1. Field of the Invention
This invention generally relates to compressing and decompressing data, and more particularly, the invention relates to rateless compression and decompression of non-binary sources in a distributed compression environment.
2. Background Art
Distributed compression involves the compression of correlated data sources wherein the encoder for a source does not have access to complete information about the other sources. One embodiment of distributed compression is the scenario wherein the encoder has to compress a data source (hereafter simply termed “source) when the decoder has access to a correlated data source (hereafter termed “side-information”), and the encoder does not have access to the side-information. In general, this side-information may arise from decoding correlated data sources encoded and transmitted by other encoders. The amount of compression that can be achieved in this case depends, in general, on the degree to which the source and side-information are correlated.
Rateless codes refer to codes used for transmitting information (either for compression, or for protecting the data from channels, or for other reasons) which can be decoded at multiple rates at the decoder, depending on necessity. For example, an exemplary rateless channel code may be one wherein if the number of channel errors is low, the decoder can decode and recover the source data from a rate, say R1 bits of the codeword, and if the number of channel errors is high, the decoder can decode and recover the source data from a larger rate, say R2 bits of the same codeword. As another example, an exemplary distributed compression code may be one wherein if the correlation between source and side-information correlation is high, the decoder can decode and recover the source data from a rate, say R1 bits of the codeword, and if the if the correlation between source and side-information correlation is low, the decoder can decode and recover the source data from a larger rate, say R2 bits of the same codeword. The advantage of using a rateless code is that the same code can be used to allow source recovery in varying conditions, with the decoder simply choosing to receive a data rate which is adapted to the conditions. This is useful when transmission conditions are not known a-priori or when these change with time. Rateless codes are also useful when a transmitter is multicasting to multiple receivers, each with different conditions. In another embodiment, the encoder learns of the transmission condition immediately prior to transmission, and decides the rate of transmission at that time. In this case, rateless codes are advantageous because the same code can be used with several different transmission conditions; thus, the number of codes which need to be stored at the encoder for use can be considerably reduced.
Rateless coding has recently received considerable attention and a number of rateless codes have been developed for binary sources.

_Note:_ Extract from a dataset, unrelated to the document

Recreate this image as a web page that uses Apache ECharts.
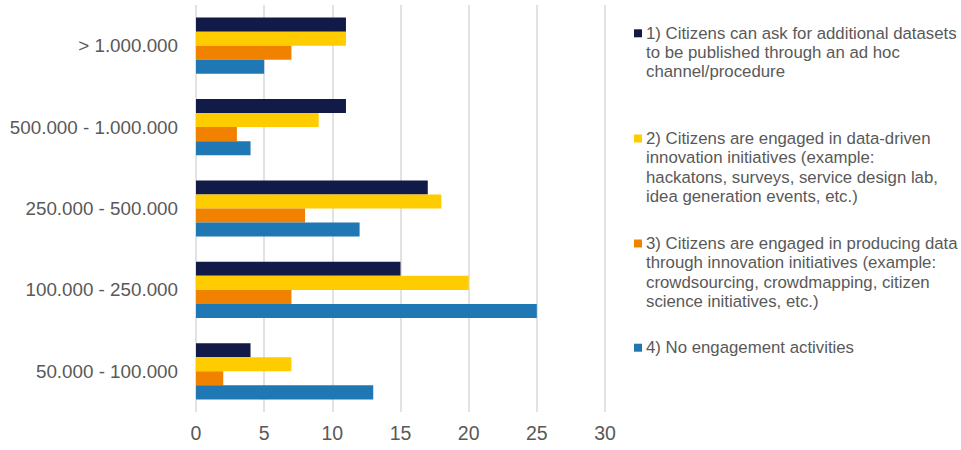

For example, rateless codes are disclosed in “Rate-adaptive distributed source coding using low-density parity-check codes” (Varodayan, et al.) (in Proc. Asilomar Pacific Grove, Calif., November 2005); U.S. patent application publication no. US 2006/0156181 A1, for “Method for puncturing an LDPC channel code” (Ha, et al.); U.S. patent application publication no. US 2008/0320363 A1 for “Method and apparatus for rateless source coding with/without decoder side information” (He, et al.); and “On Rate-adaptivity of non-binary LDPC codes”, (Kline, et al.) (Proc. International Symposium on Turbo Codes & Related Topics, September 2008).
Varodayan, et al. describes how correlation adaptivity can be achieved by progressively sending accumulated syndromes. However, these codes are inefficient in that the performance of these codes is away from the compression limit. The method in Ha, et al. describes how binary ldpc codes can be punctured to achieve rate-adaptivity in the channel coding sense. Ha, et al. consider the channel coding problem and do not address how their methods can be applied for distributed compression.
The work in He, et al. considers puncturing variable nodes to achieve correlation adaptivity, however their solution only considers a simple approach wherein punctured variable nodes are punctured entirely, that is all bits in their binary representation, which is not best in terms of performance. The work in Kline, et al. considers bitwise puncturing of nonbinary ldpc codes. Kline, et al. show the benefits of puncturing a nonbinary ldpc code bitwise, however their work only applies to binary channels. Further, they do not address how bitwise puncturing can be applied for compression of distributed sources.